林夏的声音微弱,但余归晚还是听到了,她这才恢复理智,对,药,林夏需要药。
可是药在哪里,她怎么找不到?余归晚耳边听着林夏的喘息声,动作越来越慌,连眼泪是什么时候流下来的,都没有注意。
直到陆珩一把握住她的肩膀,“余归晚,你冷静点,你在找什么?”
余归晚看到陆珩,眼泪再一次流了下来,“陆珩,药,夏夏的药。”
这时身后的容肆突然冲了上来,他一把推开余归晚,将林夏扶起靠在自己怀里。陆珩扶住余归晚,目光不善地看了眼容肆,但是看到林夏的清醒,他终究什么都没说。
容肆抢过林夏的包,对刘聪说:“打120。”
刘聪赶紧掉头,拿出手机就拨打了120。
容肆动作快速地拉开拉链,从里面的小夹层找到了药,他拿出一颗塞进林夏嘴里,又从书包侧方口袋拿出水杯,小口小口地喂着林夏,直到她完全将药咽下去。
听到刘聪电话接通,他说:“告诉医生患者有先天性心脏病。”
说完他将林夏面对面抱在怀里,让她靠在自己肩膀上,轻轻的拍着她的背,从下到上,认真仔细。
直到林夏的喘息声越来越小,呼吸越来越平稳,最后疲惫地靠在容肆怀里睡着了。
“夏夏怎么样,没事吧!”全程围观的余归晚有吃惊有疑惑,但更多的是担忧。
“暂时稳定住了,等救护车来。”
容肆的一句话让余归晚的心稳稳地提起又高高的落下,“不是稳定了吗?还要去医院?”
余归晚一直都是讳疾忌医,对于她而言,去医院就是生死攸关的事。
“暂时稳定了,她这种情况,得在医院住几天才行。”
说完他抬头看着三人,他抬了抬嘴角,笑着说:“今天谢谢几位了,等这件事了了,我请你们吃饭。”说完他又看着余归晚,“你的钱我会尽快还给你的,还有,今天让你受伤了,不好意思。我欠你的,以后有什么需要的,你尽管说。”

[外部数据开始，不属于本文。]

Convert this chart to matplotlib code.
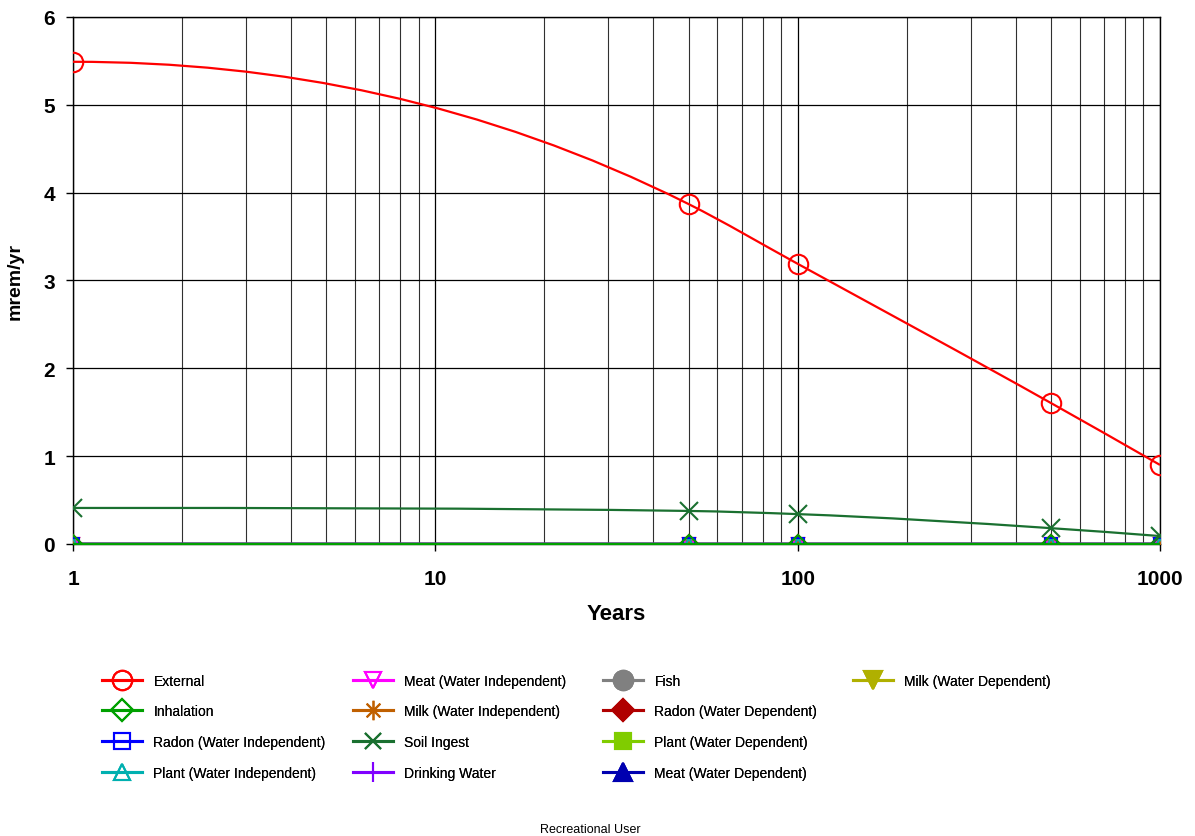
import matplotlib
matplotlib.use("Agg")
import matplotlib.pyplot as plt
import numpy as np
from matplotlib.lines import Line2D
from matplotlib.path import Path
from matplotlib.patches import PathPatch
from matplotlib.transforms import Affine2D
from matplotlib.ticker import LogLocator, NullFormatter, FixedLocator

plt.rcParams["font.family"] = ["Liberation Sans", "DejaVu Sans"]

# ---------------------------------------------------------------------------
# Data
# ---------------------------------------------------------------------------
years = [1, 50, 100, 500, 1000]

external = [5.49, 3.87, 3.19, 1.605, 0.90]
soil_ingest = [0.41, 0.376, 0.34, 0.18, 0.09]
zeros = [0, 0, 0, 0, 0]

series_names = [
    "External", "Inhalation", "Radon (Water Independent)",
    "Plant (Water Independent)", "Meat (Water Independent)",
    "Milk (Water Independent)", "Soil Ingest", "Drinking Water", "Fish",
    "Radon (Water Dependent)", "Plant (Water Dependent)",
    "Meat (Water Dependent)", "Milk (Water Dependent)",
]
series_values = [
    external, zeros, zeros, zeros, zeros, zeros, soil_ingest, zeros,
    zeros, zeros, zeros, zeros, zeros,
]

# asterisk marker (vertical bar plus an X), like the spreadsheet "star"
ASTERISK = Path([(0, -1), (0, 1), (-0.7, -0.7), (0.7, 0.7),
                 (-0.7, 0.7), (0.7, -0.7)],
                [Path.MOVETO, Path.LINETO] * 3)

# colour, marker, filled, legend marker size
STYLES = [
    ("#ff0000", "o", False, 14),
    ("#00a000", "D", False, 11),
    ("#0000ff", "s", False, 11),
    ("#00b0b0", "^", False, 12),
    ("#ff00ff", "v", False, 12),
    ("#c06000", ASTERISK, False, 14),
    ("#1a7030", "x", False, 12),
    ("#8000ff", "|", False, 15),
    ("#808080", "o", True, 14),
    ("#b00000", "D", True, 11),
    ("#80cc00", "s", True, 11),
    ("#0000b0", "^", True, 13),
    ("#b0b000", "v", True, 13),
]


def smooth_path(xs, ys):
    """Smoothed line as cubic beziers in (log10 x, y) space.
    Tangents are spacing-weighted averages of the neighbouring slopes,
    clamped so the curve does not overshoot; end tangents use
    2*slope - next tangent, set flat if it flips sign."""
    lx = np.log10(np.asarray(xs, dtype=float))
    yy = np.asarray(ys, dtype=float)
    h = np.diff(lx)
    d = np.diff(yy) / h
    n = len(lx)
    m = np.zeros(n)
    for i in range(1, n - 1):
        if d[i - 1] * d[i] <= 0:
            continue
        v = (h[i] * d[i - 1] + h[i - 1] * d[i]) / (h[i - 1] + h[i])
        lim = 3 * min(abs(d[i - 1]), abs(d[i]))
        m[i] = np.sign(v) * min(abs(v), lim)
    for end, nxt, slope in ((0, 1, d[0]), (n - 1, n - 2, d[-1])):
        v = 2 * slope - m[nxt]
        m[end] = 0.0 if v * slope < 0 else v
    verts = [(lx[0], yy[0])]
    codes = [Path.MOVETO]
    for i in range(n - 1):
        k = h[i] / 3.0
        verts += [(lx[i] + k, yy[i] + m[i] * k),
                  (lx[i + 1] - k, yy[i + 1] - m[i + 1] * k),
                  (lx[i + 1], yy[i + 1])]
        codes += [Path.CURVE4] * 3
    return Path(verts, codes)


fig = plt.figure(figsize=(11.95, 8.37), dpi=100)
ax = fig.add_axes([0.0611, 0.3489, 0.9096, 0.6296])

ax.set_xscale("log")
ax.set_xlim(1, 1000)
ax.set_ylim(0, 6)

# affine map from (log10 x, y) to axes fraction, so beziers stay smooth
lx0, lx1 = np.log10(ax.get_xlim())
y0, y1 = ax.get_ylim()
log_trans = (Affine2D().translate(-lx0, -y0)
             .scale(1.0 / (lx1 - lx0), 1.0 / (y1 - y0)) + ax.transAxes)

# grid
ax.xaxis.set_major_locator(FixedLocator([1, 10, 100, 1000]))
ax.xaxis.set_minor_locator(LogLocator(base=10, subs=np.arange(2, 10)))
ax.xaxis.set_minor_formatter(NullFormatter())
ax.set_xticklabels(["1", "10", "100", "1000"])
ax.set_yticks(range(0, 7))
ax.grid(True, which="major", axis="x", color="black", linewidth=0.9)
ax.grid(True, which="minor", axis="x", color="#303030", linewidth=0.8)
ax.grid(True, which="major", axis="y", color="black", linewidth=0.9)
ax.set_axisbelow(True)

for sp in ax.spines.values():
    sp.set_color("black")
    sp.set_linewidth(1.0)

ax.tick_params(axis="both", which="major", direction="out", length=5,
               width=1, labelsize=15, pad=8)
ax.tick_params(axis="x", which="major", pad=13)
ax.tick_params(axis="x", which="minor", length=0)
for lbl in ax.get_xticklabels() + ax.get_yticklabels():
    lbl.set_fontweight("bold")

ax.set_xlabel("Years", fontsize=16, fontweight="bold", labelpad=11)
ax.set_ylabel("mrem/yr", fontsize=14, fontweight="bold", labelpad=14)

# draw zero series first, then soil ingest and external on top
order = [12, 11, 10, 9, 8, 7, 5, 4, 3, 2, 1, 6, 0]
for i in order:
    color, marker, filled, _ = STYLES[i]
    vals = series_values[i]
    ms = 14 if i == 0 else (13 if i == 6 else 9)
    patch = PathPatch(smooth_path(years, vals), facecolor="none",
                      edgecolor=color, linewidth=1.6,
                      transform=log_trans, zorder=3)
    if i == 1:
        patch.set_clip_on(False)
        patch.set_zorder(5)
    ax.add_patch(patch)
    ax.plot(years, vals, linestyle="none", marker=marker, markersize=ms,
            markerfacecolor=color if filled else "none",
            markeredgecolor=color, markeredgewidth=1.5, zorder=4)

# legend: four columns placed individually
handles = []
for (color, marker, filled, lms), name in zip(STYLES, series_names):
    handles.append(Line2D([0], [0], color=color, linewidth=2.2, marker=marker,
                          markersize=lms,
                          markerfacecolor=color if filled else "none",
                          markeredgecolor=color, markeredgewidth=1.5,
                          label=name))

col_x = [0.0854, 0.2954, 0.5046, 0.7138]
for c in range(4):
    hs = handles[c * 4:(c + 1) * 4]
    leg = fig.legend(handles=hs, loc="upper left",
                     bbox_to_anchor=(col_x[c], 0.194),
                     frameon=False, fontsize=10, handlelength=2.9,
                     handletextpad=0.8, labelspacing=1.2, borderaxespad=0,
                     borderpad=0)
    fig.add_artist(leg)

fig.text(0.494, 0.001, "Recreational User", ha="center", va="bottom",
         fontsize=9)

fig.savefig("out.png", dpi=100)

他这么一说余归晚才想起自己被打了的胳膊,“没事,一点小伤,嘶!”
余归晚想动一动证明自己没事,却没想到一动就疼,看来那人手劲儿真大。
正想着,她感觉到手臂上一阵温热传来,只见身后的陆珩稳稳地握住了她的手腕,阻止了她继续动作,他语气不善地说:“别动,老实点儿。”